Uneinigkeit zwischen Grünen und ÖVP
Alma Zadic (Grüne) sprach sich am Mittwoch jedenfalls dafür aus, die bestehenden Regeln beizubehalten. Ansonsten sähe sie Probleme bei der Verfolgung von Korruptions- und Terrorbekämpfung sowie von organisierter Kriminalität. Seit Gründung der Zweiten Republik seien die Verjährungsfristen "ein Kernelement der Verbrechensbekämpfung". In fast allen westlichen Demokratien gebe es ähnliche Regeln, so Zadic.
Verfassungsministerin Karoline Edtstadler (ÖVP) hingegen sah Reformbedarf: Aus ihrem Büro hieß es gegenüber dem Ö1-Radio, dass es 2021 eine Einigung zwischen ÖVP und Grünen gegeben habe, die Beschuldigtenrechte zu stärken und die oft lange Verfahrensdauer zu kürzen.

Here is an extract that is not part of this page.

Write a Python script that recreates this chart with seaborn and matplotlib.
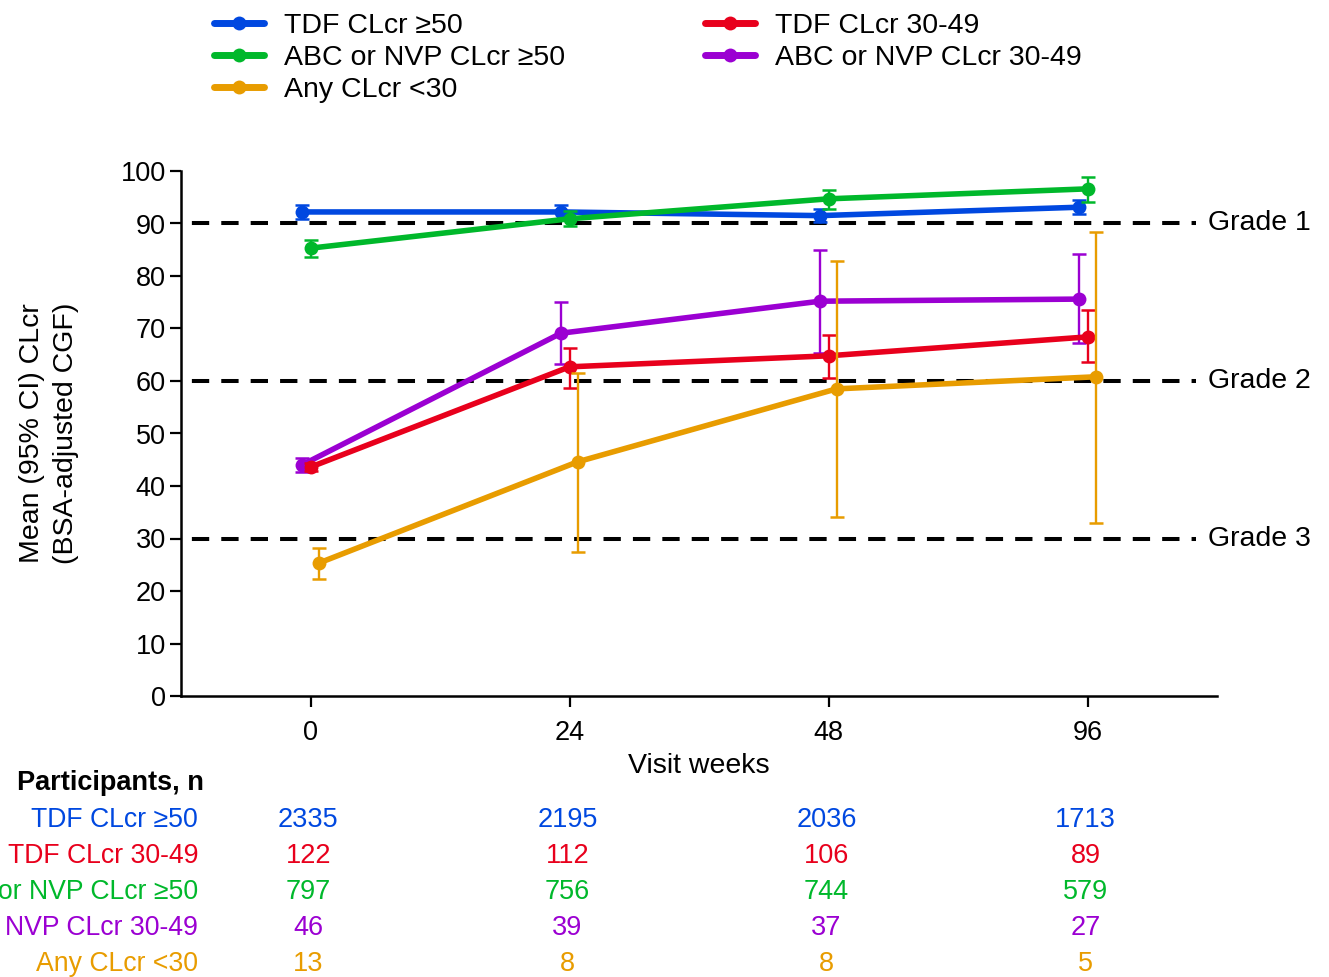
import numpy as np
import pandas as pd
import matplotlib
matplotlib.use("Agg")
import matplotlib.pyplot as plt
import matplotlib.transforms as mtransforms
import seaborn as sns

# ---------------- data ----------------
weeks = ["0", "24", "48", "96"]
groups = ["TDF CLcr \u226550", "ABC or NVP CLcr \u226550", "Any CLcr <30",
          "TDF CLcr 30-49", "ABC or NVP CLcr 30-49"]

tdf50_mean = [92.2, 92.2, 91.5, 93.1]
tdf50_lo = [90.8, 90.9, 90.3, 91.8]
tdf50_hi = [93.6, 93.5, 92.7, 94.4]

abc50_mean = [85.3, 90.9, 94.7, 96.6]
abc50_lo = [83.7, 89.5, 92.8, 94.1]
abc50_hi = [86.9, 92.3, 96.4, 98.9]

any30_mean = [25.3, 44.6, 58.5, 60.8]
any30_lo = [22.3, 27.4, 34.1, 33.0]
any30_hi = [28.2, 61.5, 82.9, 88.4]

tdf3049_mean = [43.6, 62.7, 64.8, 68.4]
tdf3049_lo = [42.8, 58.7, 60.6, 63.6]
tdf3049_hi = [44.4, 66.3, 68.8, 73.5]

abc3049_mean = [44.0, 69.1, 75.2, 75.6]
abc3049_lo = [42.7, 63.2, 65.3, 67.2]
abc3049_hi = [45.3, 75.0, 85.0, 84.2]

n_tdf50 = [2335, 2195, 2036, 1713]
n_tdf3049 = [122, 112, 106, 89]
n_abc50 = [797, 756, 744, 579]
n_abc3049 = [46, 39, 37, 27]
n_any30 = [13, 8, 8, 5]

grade_levels = [90, 60, 30]
grade_labels = ["Grade 1", "Grade 2", "Grade 3"]

# ---------------- style ----------------
colors = {
    groups[0]: "#0048E0",
    groups[1]: "#00B82B",
    groups[2]: "#E89C00",
    groups[3]: "#E8001C",
    groups[4]: "#9B00D2",
}
dodge = {groups[0]: -0.033, groups[1]: 0.0, groups[2]: 0.031,
         groups[3]: 0.0, groups[4]: -0.033}
zorders = {groups[0]: 3, groups[1]: 4, groups[4]: 5, groups[3]: 6, groups[2]: 7}

series = {
    groups[0]: (tdf50_mean, tdf50_lo, tdf50_hi),
    groups[1]: (abc50_mean, abc50_lo, abc50_hi),
    groups[2]: (any30_mean, any30_lo, any30_hi),
    groups[3]: (tdf3049_mean, tdf3049_lo, tdf3049_hi),
    groups[4]: (abc3049_mean, abc3049_lo, abc3049_hi),
}

rows = []
for g in groups:
    m, lo, hi = series[g]
    for i, w in enumerate(weeks):
        rows.append({"group": g, "week": w, "pos": i + dodge[g],
                     "mean": m[i], "lo": lo[i], "hi": hi[i]})
df = pd.DataFrame(rows)

sns.set_style("ticks")
plt.rcParams["font.family"] = ["Liberation Sans", "DejaVu Sans"]
plt.rcParams["text.color"] = "black"
plt.rcParams["axes.labelcolor"] = "black"
plt.rcParams["xtick.color"] = "black"
plt.rcParams["ytick.color"] = "black"
plt.rcParams["font.size"] = 20

fig = plt.figure(figsize=(13.29, 9.77), dpi=100)
W, H = 1329, 977
ax = fig.add_axes([181 / W, 1 - 696 / H, (1217 - 181) / W, (696 - 171) / H])

sns.lineplot(data=df, x="pos", y="mean", hue="group", hue_order=groups,
             palette=colors, marker="o", markersize=10, markeredgewidth=0,
             linewidth=4.0, ax=ax, legend=True, sort=False, estimator=None)

for line, g in zip(ax.get_lines(), groups):
    line.set_zorder(zorders[g])

for g in groups:
    sub = df[df["group"] == g]
    yerr = np.vstack([sub["mean"] - sub["lo"], sub["hi"] - sub["mean"]])
    ax.errorbar(sub["pos"], sub["mean"], yerr=yerr, fmt="none",
                ecolor=colors[g], elinewidth=1.7, capsize=5, capthick=1.8,
                zorder=zorders[g] - 0.5)

gtrans = mtransforms.blended_transform_factory(ax.transAxes, ax.transData)
for lvl, lab in zip(grade_levels, grade_labels):
    ax.axhline(lvl, xmin=0, xmax=0.98, color="black", lw=2.9,
               linestyle=(4.6, (4.3, 3.0)), zorder=2, clip_on=False)
    ax.text(0.991, lvl, lab, transform=gtrans, ha="left", va="center",
            fontsize=20.5)

ax.set_xlim(-0.5, 3.5)
ax.set_ylim(0, 100)
ax.set_xticks(range(len(weeks)))
ax.set_xticklabels(weeks)
ax.set_yticks(range(0, 101, 10))
ax.tick_params(axis="y", labelsize=19.5, length=8, width=1.6, direction="out", pad=3)
ax.tick_params(axis="x", labelsize=19.5, length=8, width=1.6, direction="out", pad=9)
for s in ["left", "bottom"]:
    ax.spines[s].set_linewidth(1.8)
    ax.spines[s].set_color("black")
sns.despine(ax=ax)
ax.set_xlabel("Visit weeks", fontsize=20.5, labelpad=5)
ax.set_ylabel("Mean (95% CI) CLcr\n(BSA-adjusted CGF)", fontsize=20.5,
              labelpad=30, linespacing=1.4)

handles, labels = ax.get_legend_handles_labels()
ax.get_legend().remove()
leg = fig.legend(handles, labels, ncol=2, loc="upper left",
                 bbox_to_anchor=(203 / W, 1 - 2 / H), borderaxespad=0.0, frameon=False,
                 fontsize=20.5, handlelength=1.75, handletextpad=0.7,
                 columnspacing=4.9, labelspacing=0.2)
for h in leg.legend_handles:
    h.set_linewidth(5)

# table of participants
trans = mtransforms.blended_transform_factory(ax.transData, fig.transFigure)
fig.text(17 / W, 1 - 783 / H, "Participants, n", fontsize=19.5, fontweight="bold",
         ha="left", va="center")
table_rows = [(groups[0], n_tdf50), (groups[3], n_tdf3049), (groups[1], n_abc50),
              (groups[4], n_abc3049), (groups[2], n_any30)]
for k, (g, ns) in enumerate(table_rows):
    y = 1 - (820 + 36 * k) / H
    fig.text(198 / W, y, g, color=colors[g], fontsize=19.2, ha="right", va="center")
    for i, n in enumerate(ns):
        ax.text(i - 0.008, y, str(n), transform=trans, color=colors[g], fontsize=19.5,
                ha="center", va="center", clip_on=False)

fig.savefig("out.png", dpi=100)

Vor diesem Hintergrund sei es nicht sinnvoll, die aktuelle Rechtslage zur Verjährungshemmung zu verteidigen, wie es hieß. Das sei ein Punkt, an dem eine breiter angelegte Reform anknüpfen könnte, so Edtstadler, die vom Justizministerium nun Vorschläge verlangte.
SPÖ und NEOS auf Linie der Grünen
SPÖ-Justizsprecherin Selma Yildirim meinte in einer Aussendung, sie sehe keine Veranlassung, die aktuelle Regelung aufzuheben: "Solange ermittelt wird, darf es auch keine Verjährung geben, das wäre völlig kontraproduktiv."
Auch die NEOS schlossen sich inhaltlich Zadic an. Dem Ansinnen sei "mit aller Entschiedenheit entgegenzutreten", so Justizsprecher Johannes Margreiter. Die derzeitigen Verjährungsbestimmungen im Strafgesetzbuch haben sich seit dessen Inkrafttreten im Jahr 1972 durchaus bewährt. Das Manöver der ÖVP sei sehr durchschaubar – ihr wäre eine vom Verfassungsgerichtshof aufgehobene Verjährungshemmung natürlich sehr willkommen, schließlich seien es ihre Leute, die die Korruptionsermittler am meisten beschäftigten.
Staatsanwälte und Expertin ebenfalls für Beibehaltung
Auch die Staatsanwältevereinigung sieht wie Zadic keinen Änderungsbedarf. Ihr Vizepräsident Bernd Ziska meinte dazu: "Das kann man nicht wollen." Problematisch sei nur, wenn Straftaten gar nicht verjähren, meinte Ziska. Das würden sie aber ohnedies – die Verjährung werde durch Ermittlungsschritte der Behörden bzw. der Gerichte nur gehemmt. Er hoffe jedenfalls, dass es keinen Anlass für eine Aufhebung gibt. Sollte das doch geschehen und vor allem ohne Frist zur Reparatur, hätte das weitreichende Konsequenzen.
Gegen eine Änderung der Verjährungsregeln sprach sich auch die stellvertretende Vorständin des Instituts für Strafrecht der Uni Wien, Ingeborg Zerbes, aus. Das halte sie nicht für angezeigt, meinte sie im Ö1-Mittagsjournal am Mittwoch.